## [Task to complete]
Go through the entries below and retype them exactly, omitting each picture.

## [Supplied entries]
§

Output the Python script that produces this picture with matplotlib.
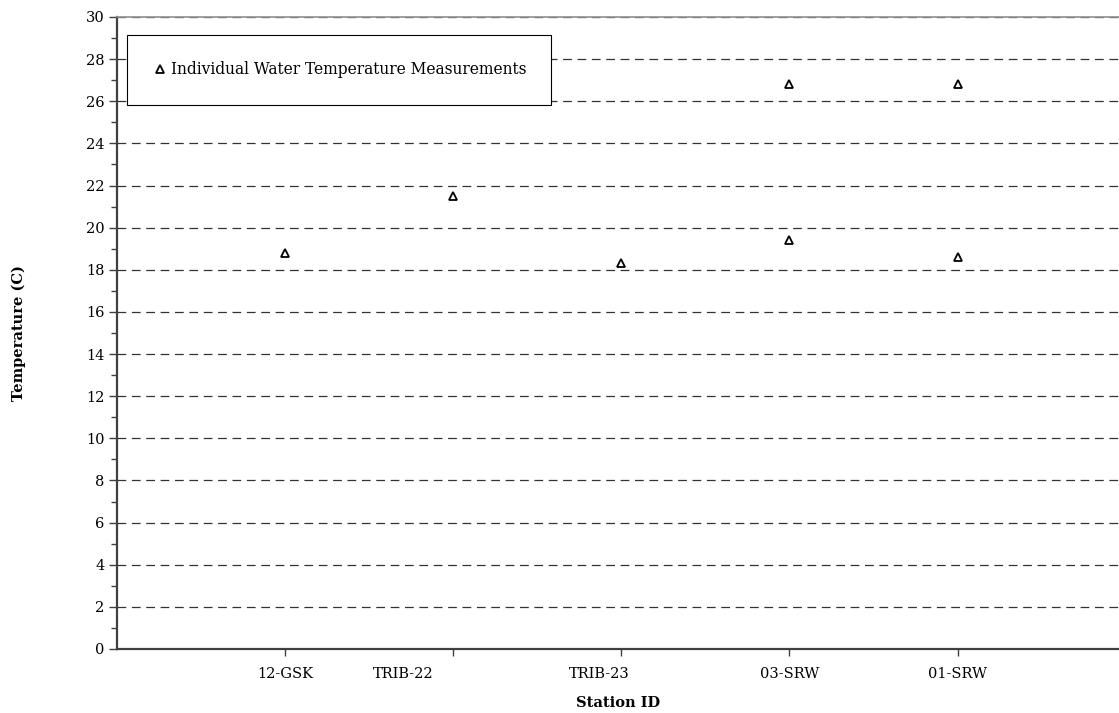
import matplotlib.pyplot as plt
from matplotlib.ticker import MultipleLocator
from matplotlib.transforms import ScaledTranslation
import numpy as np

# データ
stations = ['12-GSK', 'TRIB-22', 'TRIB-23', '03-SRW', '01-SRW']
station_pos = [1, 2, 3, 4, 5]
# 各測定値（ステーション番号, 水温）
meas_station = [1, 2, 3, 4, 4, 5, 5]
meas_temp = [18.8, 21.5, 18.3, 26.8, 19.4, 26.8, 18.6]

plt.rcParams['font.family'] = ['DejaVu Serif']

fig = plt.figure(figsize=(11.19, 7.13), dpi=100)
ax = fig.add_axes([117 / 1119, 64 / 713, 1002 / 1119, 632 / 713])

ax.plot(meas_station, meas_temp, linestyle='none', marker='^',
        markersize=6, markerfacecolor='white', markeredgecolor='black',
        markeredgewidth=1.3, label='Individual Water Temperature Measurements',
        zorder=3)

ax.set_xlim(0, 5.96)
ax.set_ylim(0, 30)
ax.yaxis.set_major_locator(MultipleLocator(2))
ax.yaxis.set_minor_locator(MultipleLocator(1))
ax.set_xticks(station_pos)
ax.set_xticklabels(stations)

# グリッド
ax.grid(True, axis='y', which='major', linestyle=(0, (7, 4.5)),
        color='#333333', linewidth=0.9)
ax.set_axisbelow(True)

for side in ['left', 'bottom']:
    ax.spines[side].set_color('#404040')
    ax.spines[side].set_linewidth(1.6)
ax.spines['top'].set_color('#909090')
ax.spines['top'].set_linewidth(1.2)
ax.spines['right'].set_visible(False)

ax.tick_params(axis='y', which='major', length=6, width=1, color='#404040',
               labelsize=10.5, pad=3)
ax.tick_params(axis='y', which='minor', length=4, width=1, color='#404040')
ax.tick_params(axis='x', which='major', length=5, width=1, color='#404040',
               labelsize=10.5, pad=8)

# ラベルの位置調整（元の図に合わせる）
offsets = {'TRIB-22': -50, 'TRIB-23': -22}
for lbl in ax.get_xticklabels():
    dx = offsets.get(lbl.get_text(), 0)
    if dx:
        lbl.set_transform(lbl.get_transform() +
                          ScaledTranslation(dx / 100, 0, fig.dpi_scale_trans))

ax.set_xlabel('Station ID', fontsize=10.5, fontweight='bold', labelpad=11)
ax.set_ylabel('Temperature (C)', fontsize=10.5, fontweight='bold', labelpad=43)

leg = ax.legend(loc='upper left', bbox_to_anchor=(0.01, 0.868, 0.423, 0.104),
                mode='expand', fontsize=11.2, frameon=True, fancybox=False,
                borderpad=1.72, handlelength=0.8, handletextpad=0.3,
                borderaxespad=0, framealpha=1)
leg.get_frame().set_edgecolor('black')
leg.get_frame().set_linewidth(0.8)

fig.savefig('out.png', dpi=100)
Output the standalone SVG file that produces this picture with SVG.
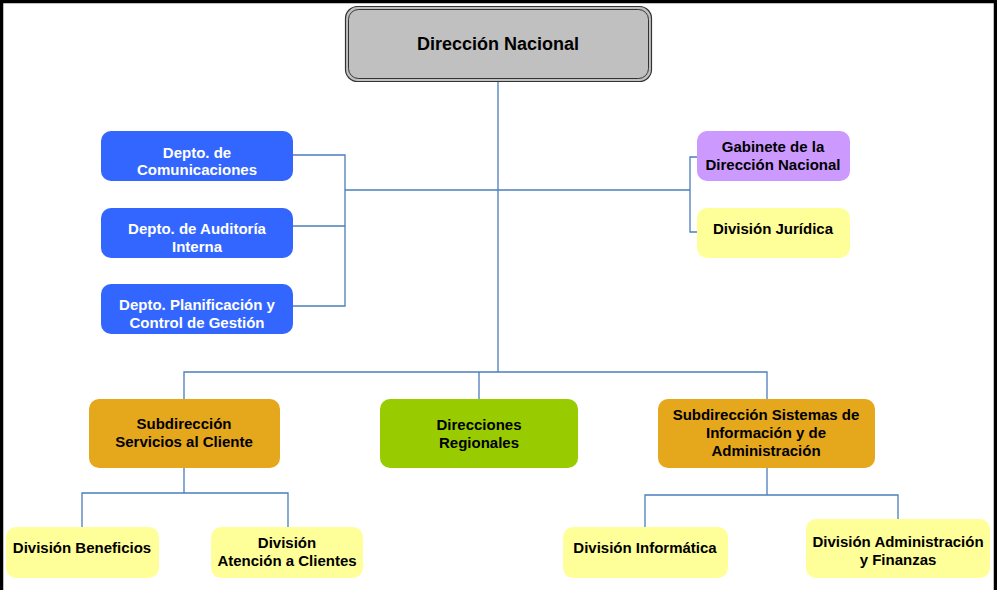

§

## [The answer]
Output the Python script that produces this picture with matplotlib.
import matplotlib.pyplot as plt
from matplotlib.ticker import MultipleLocator
from matplotlib.transforms import ScaledTranslation
import numpy as np

# データ
stations = ['12-GSK', 'TRIB-22', 'TRIB-23', '03-SRW', '01-SRW']
station_pos = [1, 2, 3, 4, 5]
# 各測定値（ステーション番号, 水温）
meas_station = [1, 2, 3, 4, 4, 5, 5]
meas_temp = [18.8, 21.5, 18.3, 26.8, 19.4, 26.8, 18.6]

plt.rcParams['font.family'] = ['DejaVu Serif']

fig = plt.figure(figsize=(11.19, 7.13), dpi=100)
ax = fig.add_axes([117 / 1119, 64 / 713, 1002 / 1119, 632 / 713])

ax.plot(meas_station, meas_temp, linestyle='none', marker='^',
        markersize=6, markerfacecolor='white', markeredgecolor='black',
        markeredgewidth=1.3, label='Individual Water Temperature Measurements',
        zorder=3)

ax.set_xlim(0, 5.96)
ax.set_ylim(0, 30)
ax.yaxis.set_major_locator(MultipleLocator(2))
ax.yaxis.set_minor_locator(MultipleLocator(1))
ax.set_xticks(station_pos)
ax.set_xticklabels(stations)

# グリッド
ax.grid(True, axis='y', which='major', linestyle=(0, (7, 4.5)),
        color='#333333', linewidth=0.9)
ax.set_axisbelow(True)

for side in ['left', 'bottom']:
    ax.spines[side].set_color('#404040')
    ax.spines[side].set_linewidth(1.6)
ax.spines['top'].set_color('#909090')
ax.spines['top'].set_linewidth(1.2)
ax.spines['right'].set_visible(False)

ax.tick_params(axis='y', which='major', length=6, width=1, color='#404040',
               labelsize=10.5, pad=3)
ax.tick_params(axis='y', which='minor', length=4, width=1, color='#404040')
ax.tick_params(axis='x', which='major', length=5, width=1, color='#404040',
               labelsize=10.5, pad=8)

# ラベルの位置調整（元の図に合わせる）
offsets = {'TRIB-22': -50, 'TRIB-23': -22}
for lbl in ax.get_xticklabels():
    dx = offsets.get(lbl.get_text(), 0)
    if dx:
        lbl.set_transform(lbl.get_transform() +
                          ScaledTranslation(dx / 100, 0, fig.dpi_scale_trans))

ax.set_xlabel('Station ID', fontsize=10.5, fontweight='bold', labelpad=11)
ax.set_ylabel('Temperature (C)', fontsize=10.5, fontweight='bold', labelpad=43)

leg = ax.legend(loc='upper left', bbox_to_anchor=(0.01, 0.868, 0.423, 0.104),
                mode='expand', fontsize=11.2, frameon=True, fancybox=False,
                borderpad=1.72, handlelength=0.8, handletextpad=0.3,
                borderaxespad=0, framealpha=1)
leg.get_frame().set_edgecolor('black')
leg.get_frame().set_linewidth(0.8)

fig.savefig('out.png', dpi=100)
Output the standalone SVG file that produces this picture with SVG.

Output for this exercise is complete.